Your kernel code is actually fine (although the code you've posted sets every pixel to white, so it would be hard to tell if it was working!). The issue is in the way you are creating the image. When you specify shape=(100,100,4)
in your cl.Image
constructor, you are actually asking for a 3D image.

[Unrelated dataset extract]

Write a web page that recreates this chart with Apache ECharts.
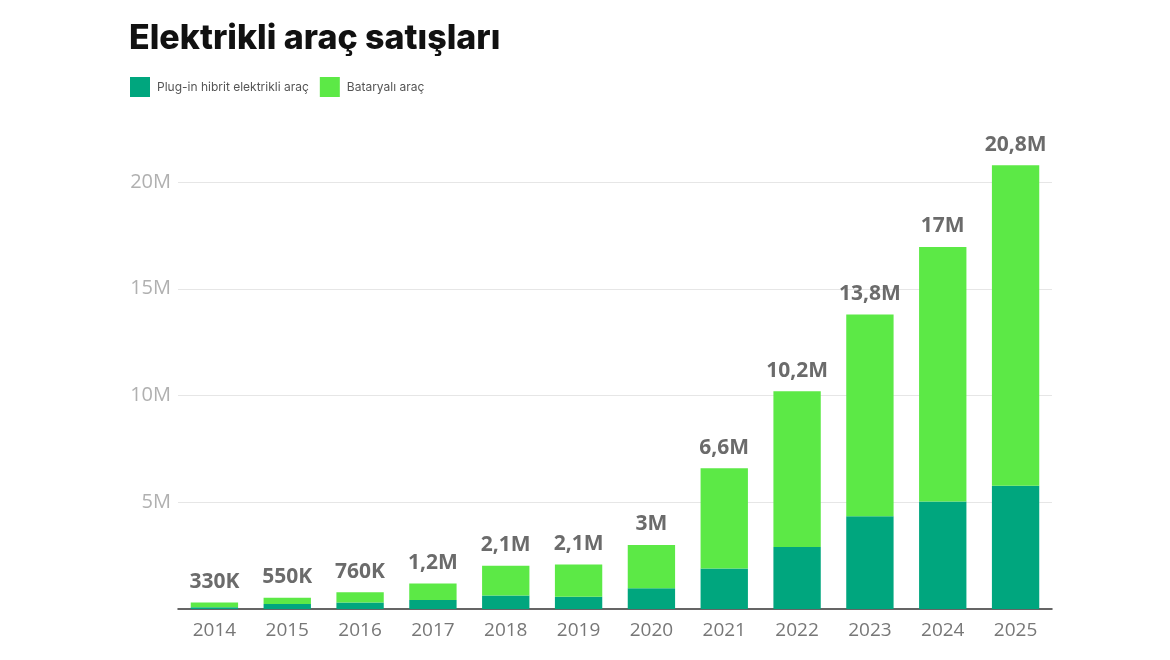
<!DOCTYPE html>
<html>
<head>
<meta charset="utf-8">
<script src="https://cdn.jsdelivr.net/npm/echarts@6/dist/echarts.min.js"></script>
<style>
html,body{margin:0;padding:0;background:#fff;}
#chart{width:1170px;height:660px;}
</style>
</head>
<body>
<div id="chart"></div>
<script>
const years = ['2014','2015','2016','2017','2018','2019','2020','2021','2022','2023','2024','2025'];
const phev = [0.08, 0.23, 0.30, 0.42, 0.63, 0.57, 0.97, 1.90, 2.90, 4.35, 5.03, 5.77];
const bev  = [0.22, 0.30, 0.48, 0.78, 1.39, 1.51, 2.03, 4.69, 7.30, 9.44, 11.93, 15.02];
const totalLabels = ['330K','550K','760K','1,2M','2,1M','2,1M','3M','6,6M','10,2M','13,8M','17M','20,8M'];
const yTicks = [0, 5, 10, 15, 20, 25];
const seriesNames = ['Plug-in hibrit elektrikli araç', 'Bataryalı araç'];
const colors = ['#00a67e', '#5ce946'];

const chart = echarts.init(document.getElementById('chart'), null, {renderer:'canvas'});
chart.setOption({
  animation: false,
  backgroundColor: '#ffffff',
  title: {
    text: 'Elektrikli araç satışları',
    left: 124, top: 17,
    textStyle: {fontFamily: 'Inter', fontWeight: 800, fontSize: 34, color: '#111111'}
  },
  legend: {
    left: 125, top: 72,
    itemWidth: 20, itemHeight: 20, itemGap: 11,
    icon: 'rect',
    textStyle: {fontFamily: 'Inter', fontSize: 12, color: '#555555', padding: [0,0,0,2]},
    data: seriesNames
  },
  grid: {left: 178, right: 118, top: 75.25, bottom: 51, containLabel: false},
  xAxis: {
    type: 'category',
    data: years,
    axisLine: {show: true, lineStyle: {color: '#333333', width: 1.5}},
    axisTick: {show: false},
    axisLabel: {fontFamily: 'Open Sans', fontSize: 19, color: '#777777', margin: 12}
  },
  yAxis: {
    type: 'value',
    min: yTicks[0], max: yTicks[yTicks.length-1], interval: 5,
    axisLine: {show: false},
    axisTick: {show: false},
    splitLine: {show: true, showMaxLine: false, showMinLine: false, lineStyle: {color: '#e6e6e6', width: 1}},
    axisLabel: {
      fontFamily: 'Open Sans', fontSize: 20, color: '#b0b0b0', margin: 7,
      showMaxLabel: false, showMinLabel: false,
      formatter: v => (v === 0 || v === 25) ? '' : v + 'M'
    }
  },
  series: [
    {
      name: seriesNames[0], type: 'bar', stack: 'total', barWidth: '65%',
      itemStyle: {color: colors[0]},
      data: phev
    },
    {
      name: seriesNames[1], type: 'bar', stack: 'total', barWidth: '65%',
      itemStyle: {color: colors[1]},
      label: {
        show: true, position: 'top', distance: 10,
        fontFamily: 'Open Sans', fontWeight: 700, fontSize: 21, color: '#6b6b6b',
        formatter: p => totalLabels[p.dataIndex]
      },
      data: bev
    }
  ]
});
</script>
</body>
</html>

The simplest way to get your example code to produce something useful is to modify these lines:
f = cl.ImageFormat(cl.channel_order.R, cl.channel_type.UNSIGNED_INT8)
....
dst_image = cl.Image(ctx, mf.WRITE_ONLY , f, shape=(100,100,4))
...
cl.enqueue_copy(queue, postimage, dst_image,
origin=(0, 0, 0),
region=(100,100,4))
to
f = cl.ImageFormat(cl.channel_order.RGBA, cl.channel_type.UNSIGNED_INT8)
....
dst_image = cl.Image(ctx, mf.WRITE_ONLY , f, shape=(100,100))
....
cl.enqueue_copy(queue, postimage, dst_image,
origin=(0, 0),
region=(100,100))
Here I've changed to image format to RGBA, which matches what the matplotlib
image display function appears to expect (I'm not familiar with that library, so it might be that you can get it to display single channel images too). I've also modified the lines that create the image and copy it back to the host to be 2D, rather than 3D.
Now, if you change your kernel to write this data to the image:
write_imagef(dst, (int2)(column, row), (float4)(1.0f, 0.0f, 0.0f, 1.0f));
you should get a nice red output image!